**Provided records**.

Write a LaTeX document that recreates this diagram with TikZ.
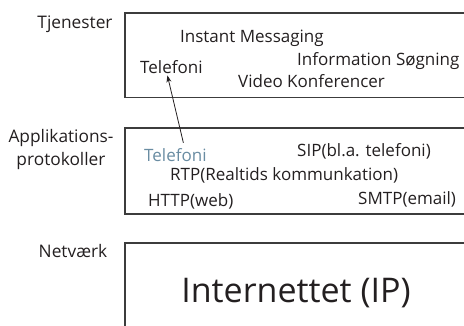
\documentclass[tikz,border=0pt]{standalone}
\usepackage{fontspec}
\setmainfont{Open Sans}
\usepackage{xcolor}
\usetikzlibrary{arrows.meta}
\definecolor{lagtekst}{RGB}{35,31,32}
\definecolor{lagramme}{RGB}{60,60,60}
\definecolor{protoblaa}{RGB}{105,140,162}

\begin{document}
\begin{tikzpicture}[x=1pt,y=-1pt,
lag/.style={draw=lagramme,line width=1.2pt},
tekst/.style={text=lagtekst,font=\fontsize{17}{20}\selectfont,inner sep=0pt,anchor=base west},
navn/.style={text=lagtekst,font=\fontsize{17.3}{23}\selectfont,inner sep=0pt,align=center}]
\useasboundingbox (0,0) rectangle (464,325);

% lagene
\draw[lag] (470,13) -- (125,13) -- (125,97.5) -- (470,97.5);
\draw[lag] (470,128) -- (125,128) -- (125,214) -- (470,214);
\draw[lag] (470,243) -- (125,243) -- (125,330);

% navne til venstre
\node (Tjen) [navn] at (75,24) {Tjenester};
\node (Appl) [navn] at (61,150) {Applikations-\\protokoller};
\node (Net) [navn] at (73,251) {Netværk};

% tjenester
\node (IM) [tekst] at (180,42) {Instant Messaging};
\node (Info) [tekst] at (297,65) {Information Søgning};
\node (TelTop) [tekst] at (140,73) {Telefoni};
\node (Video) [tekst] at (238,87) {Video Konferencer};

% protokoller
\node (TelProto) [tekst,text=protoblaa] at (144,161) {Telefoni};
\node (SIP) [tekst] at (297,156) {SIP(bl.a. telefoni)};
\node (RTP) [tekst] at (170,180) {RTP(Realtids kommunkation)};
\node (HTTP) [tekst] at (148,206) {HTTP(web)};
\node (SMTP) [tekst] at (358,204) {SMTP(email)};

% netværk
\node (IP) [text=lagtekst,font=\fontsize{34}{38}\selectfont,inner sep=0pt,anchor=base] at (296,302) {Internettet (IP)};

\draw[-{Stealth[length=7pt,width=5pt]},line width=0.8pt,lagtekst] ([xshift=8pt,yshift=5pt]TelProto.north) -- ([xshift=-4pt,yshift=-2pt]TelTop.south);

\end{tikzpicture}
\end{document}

==

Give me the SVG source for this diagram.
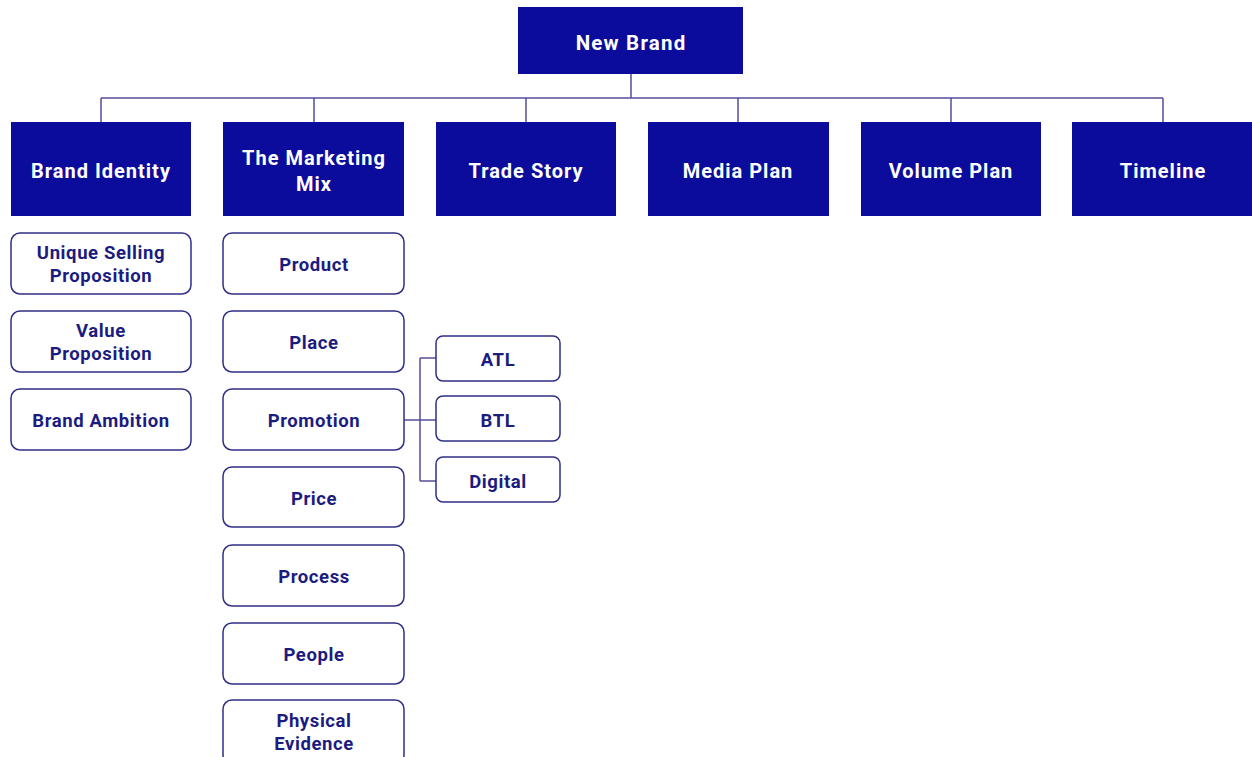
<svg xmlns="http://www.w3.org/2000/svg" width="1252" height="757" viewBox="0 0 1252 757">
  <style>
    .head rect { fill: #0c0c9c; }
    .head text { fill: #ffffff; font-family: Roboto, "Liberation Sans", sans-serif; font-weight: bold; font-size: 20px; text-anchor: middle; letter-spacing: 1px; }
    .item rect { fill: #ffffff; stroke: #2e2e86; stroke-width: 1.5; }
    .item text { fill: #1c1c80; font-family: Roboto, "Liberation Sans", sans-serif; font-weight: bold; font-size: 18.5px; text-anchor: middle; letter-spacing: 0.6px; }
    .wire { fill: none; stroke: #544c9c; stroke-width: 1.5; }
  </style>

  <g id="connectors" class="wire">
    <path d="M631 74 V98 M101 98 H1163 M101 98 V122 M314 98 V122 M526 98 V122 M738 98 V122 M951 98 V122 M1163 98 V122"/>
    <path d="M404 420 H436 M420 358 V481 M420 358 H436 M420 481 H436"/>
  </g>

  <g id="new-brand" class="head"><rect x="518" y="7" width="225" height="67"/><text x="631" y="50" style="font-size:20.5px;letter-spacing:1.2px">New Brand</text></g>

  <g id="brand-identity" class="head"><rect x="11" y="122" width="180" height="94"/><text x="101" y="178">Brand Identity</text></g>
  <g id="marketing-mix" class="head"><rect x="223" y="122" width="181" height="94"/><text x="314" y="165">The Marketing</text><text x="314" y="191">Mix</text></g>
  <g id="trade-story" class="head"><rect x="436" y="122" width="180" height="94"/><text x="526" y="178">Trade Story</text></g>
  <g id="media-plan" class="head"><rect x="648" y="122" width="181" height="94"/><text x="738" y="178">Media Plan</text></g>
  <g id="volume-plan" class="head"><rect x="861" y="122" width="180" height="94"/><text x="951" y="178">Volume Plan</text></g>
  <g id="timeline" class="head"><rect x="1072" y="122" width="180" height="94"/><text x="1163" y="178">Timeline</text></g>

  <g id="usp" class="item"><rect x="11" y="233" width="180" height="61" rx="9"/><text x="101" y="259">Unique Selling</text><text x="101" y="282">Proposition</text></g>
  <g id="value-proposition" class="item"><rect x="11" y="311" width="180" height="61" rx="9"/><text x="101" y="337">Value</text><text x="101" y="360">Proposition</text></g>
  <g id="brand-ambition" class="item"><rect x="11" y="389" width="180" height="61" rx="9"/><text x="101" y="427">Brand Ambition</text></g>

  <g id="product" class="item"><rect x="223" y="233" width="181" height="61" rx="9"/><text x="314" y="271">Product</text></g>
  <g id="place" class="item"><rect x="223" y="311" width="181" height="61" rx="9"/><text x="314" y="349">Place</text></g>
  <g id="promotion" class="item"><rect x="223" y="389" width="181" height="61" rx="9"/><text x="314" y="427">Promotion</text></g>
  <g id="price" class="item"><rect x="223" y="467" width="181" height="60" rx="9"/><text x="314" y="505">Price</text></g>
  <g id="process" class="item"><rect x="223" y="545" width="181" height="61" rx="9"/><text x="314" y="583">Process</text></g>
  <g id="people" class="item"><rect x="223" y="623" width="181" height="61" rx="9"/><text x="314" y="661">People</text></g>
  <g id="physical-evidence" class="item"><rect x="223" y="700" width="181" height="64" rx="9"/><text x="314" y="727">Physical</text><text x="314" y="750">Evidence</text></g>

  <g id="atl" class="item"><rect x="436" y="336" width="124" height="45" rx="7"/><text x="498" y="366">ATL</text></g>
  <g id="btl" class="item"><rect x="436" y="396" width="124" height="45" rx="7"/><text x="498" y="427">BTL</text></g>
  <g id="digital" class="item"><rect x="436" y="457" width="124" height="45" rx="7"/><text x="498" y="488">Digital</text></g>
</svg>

**What to do**. Only the lines starting at the line with "Write a LaTeX" and ending at the line with "(Net) [navn] at" should be printed again, exactly and with both ends kept; omit the pictures.

**Exercise solution**.
Write a LaTeX document that recreates this diagram with TikZ.
\documentclass[tikz,border=0pt]{standalone}
\usepackage{fontspec}
\setmainfont{Open Sans}
\usepackage{xcolor}
\usetikzlibrary{arrows.meta}
\definecolor{lagtekst}{RGB}{35,31,32}
\definecolor{lagramme}{RGB}{60,60,60}
\definecolor{protoblaa}{RGB}{105,140,162}

\begin{document}
\begin{tikzpicture}[x=1pt,y=-1pt,
lag/.style={draw=lagramme,line width=1.2pt},
tekst/.style={text=lagtekst,font=\fontsize{17}{20}\selectfont,inner sep=0pt,anchor=base west},
navn/.style={text=lagtekst,font=\fontsize{17.3}{23}\selectfont,inner sep=0pt,align=center}]
\useasboundingbox (0,0) rectangle (464,325);

% lagene
\draw[lag] (470,13) -- (125,13) -- (125,97.5) -- (470,97.5);
\draw[lag] (470,128) -- (125,128) -- (125,214) -- (470,214);
\draw[lag] (470,243) -- (125,243) -- (125,330);

% navne til venstre
\node (Tjen) [navn] at (75,24) {Tjenester};
\node (Appl) [navn] at (61,150) {Applikations-\\protokoller};
\node (Net) [navn] at (73,251) {Netværk};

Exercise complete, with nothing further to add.